PROBLEM TO SOLVE ▸ Output the material beneath this task exactly, images excluded.
★ ★ ★
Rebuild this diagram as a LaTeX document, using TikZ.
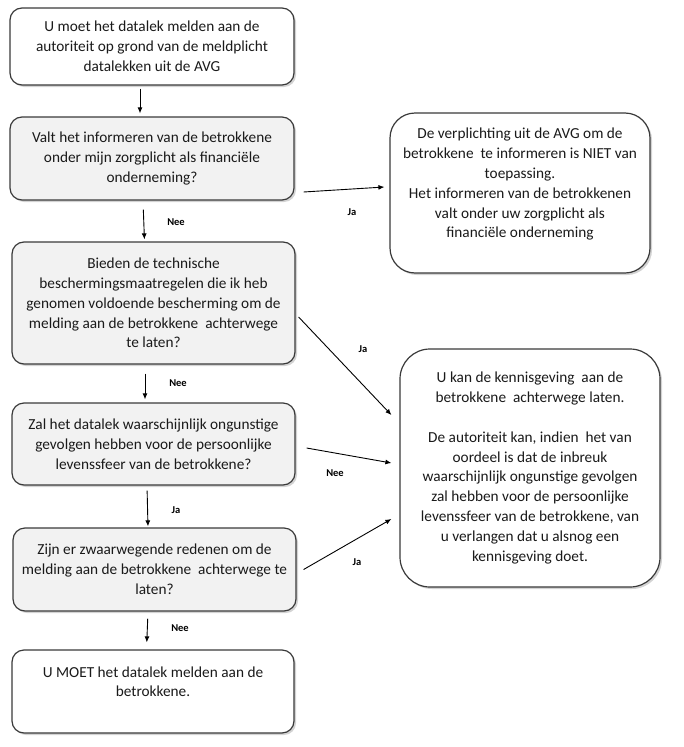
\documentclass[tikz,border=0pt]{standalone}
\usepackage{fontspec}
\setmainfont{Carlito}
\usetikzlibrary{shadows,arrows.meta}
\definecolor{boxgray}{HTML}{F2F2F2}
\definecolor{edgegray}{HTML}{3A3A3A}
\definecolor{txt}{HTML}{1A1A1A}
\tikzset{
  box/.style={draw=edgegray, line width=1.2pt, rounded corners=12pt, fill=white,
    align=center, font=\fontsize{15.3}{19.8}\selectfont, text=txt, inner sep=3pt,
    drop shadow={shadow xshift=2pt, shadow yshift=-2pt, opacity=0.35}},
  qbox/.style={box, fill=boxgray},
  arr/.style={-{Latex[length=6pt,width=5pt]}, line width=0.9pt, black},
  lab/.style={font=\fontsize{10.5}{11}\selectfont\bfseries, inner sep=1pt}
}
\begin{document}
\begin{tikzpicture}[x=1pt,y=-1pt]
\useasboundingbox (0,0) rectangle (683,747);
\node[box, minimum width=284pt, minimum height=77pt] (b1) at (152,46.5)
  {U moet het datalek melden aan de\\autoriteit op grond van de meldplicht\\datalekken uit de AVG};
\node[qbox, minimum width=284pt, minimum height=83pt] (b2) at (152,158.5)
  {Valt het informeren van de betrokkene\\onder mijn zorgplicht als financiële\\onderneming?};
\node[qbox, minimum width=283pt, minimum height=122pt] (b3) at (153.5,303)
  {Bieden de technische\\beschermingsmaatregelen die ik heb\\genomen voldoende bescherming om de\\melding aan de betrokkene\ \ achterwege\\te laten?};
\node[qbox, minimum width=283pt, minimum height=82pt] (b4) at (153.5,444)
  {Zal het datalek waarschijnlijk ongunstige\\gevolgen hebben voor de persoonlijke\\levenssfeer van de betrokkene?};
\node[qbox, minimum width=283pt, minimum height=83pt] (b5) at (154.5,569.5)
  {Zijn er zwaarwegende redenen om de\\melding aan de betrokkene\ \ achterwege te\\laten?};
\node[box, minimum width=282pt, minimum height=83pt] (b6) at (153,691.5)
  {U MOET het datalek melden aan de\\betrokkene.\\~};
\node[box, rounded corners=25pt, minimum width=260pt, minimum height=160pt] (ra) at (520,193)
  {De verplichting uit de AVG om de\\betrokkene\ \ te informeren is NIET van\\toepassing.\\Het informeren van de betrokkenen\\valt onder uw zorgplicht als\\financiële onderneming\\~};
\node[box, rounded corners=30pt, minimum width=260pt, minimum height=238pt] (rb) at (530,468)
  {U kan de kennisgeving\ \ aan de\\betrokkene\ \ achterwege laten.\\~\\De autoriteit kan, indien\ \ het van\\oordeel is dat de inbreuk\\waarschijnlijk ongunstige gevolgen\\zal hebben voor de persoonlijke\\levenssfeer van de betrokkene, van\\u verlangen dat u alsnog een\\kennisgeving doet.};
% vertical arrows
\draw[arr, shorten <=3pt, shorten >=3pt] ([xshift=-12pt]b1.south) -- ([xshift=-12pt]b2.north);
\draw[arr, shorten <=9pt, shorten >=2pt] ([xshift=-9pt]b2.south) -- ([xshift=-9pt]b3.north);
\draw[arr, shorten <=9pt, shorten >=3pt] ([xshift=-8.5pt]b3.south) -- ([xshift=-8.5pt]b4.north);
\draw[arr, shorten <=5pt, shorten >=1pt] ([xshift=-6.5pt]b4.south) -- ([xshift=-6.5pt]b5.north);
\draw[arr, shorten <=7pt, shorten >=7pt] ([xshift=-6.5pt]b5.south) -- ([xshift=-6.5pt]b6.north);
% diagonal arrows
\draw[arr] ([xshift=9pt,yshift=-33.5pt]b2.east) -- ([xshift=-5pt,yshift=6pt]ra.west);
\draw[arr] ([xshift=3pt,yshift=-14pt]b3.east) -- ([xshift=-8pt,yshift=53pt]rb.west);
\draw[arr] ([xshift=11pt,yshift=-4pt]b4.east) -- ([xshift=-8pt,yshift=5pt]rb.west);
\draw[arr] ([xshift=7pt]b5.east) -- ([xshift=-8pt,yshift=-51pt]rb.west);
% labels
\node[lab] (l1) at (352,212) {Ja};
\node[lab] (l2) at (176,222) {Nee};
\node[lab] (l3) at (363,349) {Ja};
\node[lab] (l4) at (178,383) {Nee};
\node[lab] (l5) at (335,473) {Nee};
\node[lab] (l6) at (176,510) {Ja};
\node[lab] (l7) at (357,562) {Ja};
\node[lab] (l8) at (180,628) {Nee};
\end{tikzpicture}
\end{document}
★ ★ ★
RESULT OF THIS EXERCISE ▸
Rebuild this diagram as a LaTeX document, using TikZ.
\documentclass[tikz,border=0pt]{standalone}
\usepackage{fontspec}
\setmainfont{Carlito}
\usetikzlibrary{shadows,arrows.meta}
\definecolor{boxgray}{HTML}{F2F2F2}
\definecolor{edgegray}{HTML}{3A3A3A}
\definecolor{txt}{HTML}{1A1A1A}
\tikzset{
  box/.style={draw=edgegray, line width=1.2pt, rounded corners=12pt, fill=white,
    align=center, font=\fontsize{15.3}{19.8}\selectfont, text=txt, inner sep=3pt,
    drop shadow={shadow xshift=2pt, shadow yshift=-2pt, opacity=0.35}},
  qbox/.style={box, fill=boxgray},
  arr/.style={-{Latex[length=6pt,width=5pt]}, line width=0.9pt, black},
  lab/.style={font=\fontsize{10.5}{11}\selectfont\bfseries, inner sep=1pt}
}
\begin{document}
\begin{tikzpicture}[x=1pt,y=-1pt]
\useasboundingbox (0,0) rectangle (683,747);
\node[box, minimum width=284pt, minimum height=77pt] (b1) at (152,46.5)
  {U moet het datalek melden aan de\\autoriteit op grond van de meldplicht\\datalekken uit de AVG};
\node[qbox, minimum width=284pt, minimum height=83pt] (b2) at (152,158.5)
  {Valt het informeren van de betrokkene\\onder mijn zorgplicht als financiële\\onderneming?};
\node[qbox, minimum width=283pt, minimum height=122pt] (b3) at (153.5,303)
  {Bieden de technische\\beschermingsmaatregelen die ik heb\\genomen voldoende bescherming om de\\melding aan de betrokkene\ \ achterwege\\te laten?};
\node[qbox, minimum width=283pt, minimum height=82pt] (b4) at (153.5,444)
  {Zal het datalek waarschijnlijk ongunstige\\gevolgen hebben voor de persoonlijke\\levenssfeer van de betrokkene?};
\node[qbox, minimum width=283pt, minimum height=83pt] (b5) at (154.5,569.5)
  {Zijn er zwaarwegende redenen om de\\melding aan de betrokkene\ \ achterwege te\\laten?};
\node[box, minimum width=282pt, minimum height=83pt] (b6) at (153,691.5)
  {U MOET het datalek melden aan de\\betrokkene.\\~};
\node[box, rounded corners=25pt, minimum width=260pt, minimum height=160pt] (ra) at (520,193)
  {De verplichting uit de AVG om de\\betrokkene\ \ te informeren is NIET van\\toepassing.\\Het informeren van de betrokkenen\\valt onder uw zorgplicht als\\financiële onderneming\\~};
\node[box, rounded corners=30pt, minimum width=260pt, minimum height=238pt] (rb) at (530,468)
  {U kan de kennisgeving\ \ aan de\\betrokkene\ \ achterwege laten.\\~\\De autoriteit kan, indien\ \ het van\\oordeel is dat de inbreuk\\waarschijnlijk ongunstige gevolgen\\zal hebben voor de persoonlijke\\levenssfeer van de betrokkene, van\\u verlangen dat u alsnog een\\kennisgeving doet.};
% vertical arrows
\draw[arr, shorten <=3pt, shorten >=3pt] ([xshift=-12pt]b1.south) -- ([xshift=-12pt]b2.north);
\draw[arr, shorten <=9pt, shorten >=2pt] ([xshift=-9pt]b2.south) -- ([xshift=-9pt]b3.north);
\draw[arr, shorten <=9pt, shorten >=3pt] ([xshift=-8.5pt]b3.south) -- ([xshift=-8.5pt]b4.north);
\draw[arr, shorten <=5pt, shorten >=1pt] ([xshift=-6.5pt]b4.south) -- ([xshift=-6.5pt]b5.north);
\draw[arr, shorten <=7pt, shorten >=7pt] ([xshift=-6.5pt]b5.south) -- ([xshift=-6.5pt]b6.north);
% diagonal arrows
\draw[arr] ([xshift=9pt,yshift=-33.5pt]b2.east) -- ([xshift=-5pt,yshift=6pt]ra.west);
\draw[arr] ([xshift=3pt,yshift=-14pt]b3.east) -- ([xshift=-8pt,yshift=53pt]rb.west);
\draw[arr] ([xshift=11pt,yshift=-4pt]b4.east) -- ([xshift=-8pt,yshift=5pt]rb.west);
\draw[arr] ([xshift=7pt]b5.east) -- ([xshift=-8pt,yshift=-51pt]rb.west);
% labels
\node[lab] (l1) at (352,212) {Ja};
\node[lab] (l2) at (176,222) {Nee};
\node[lab] (l3) at (363,349) {Ja};
\node[lab] (l4) at (178,383) {Nee};
\node[lab] (l5) at (335,473) {Nee};
\node[lab] (l6) at (176,510) {Ja};
\node[lab] (l7) at (357,562) {Ja};
\node[lab] (l8) at (180,628) {Nee};
\end{tikzpicture}
\end{document}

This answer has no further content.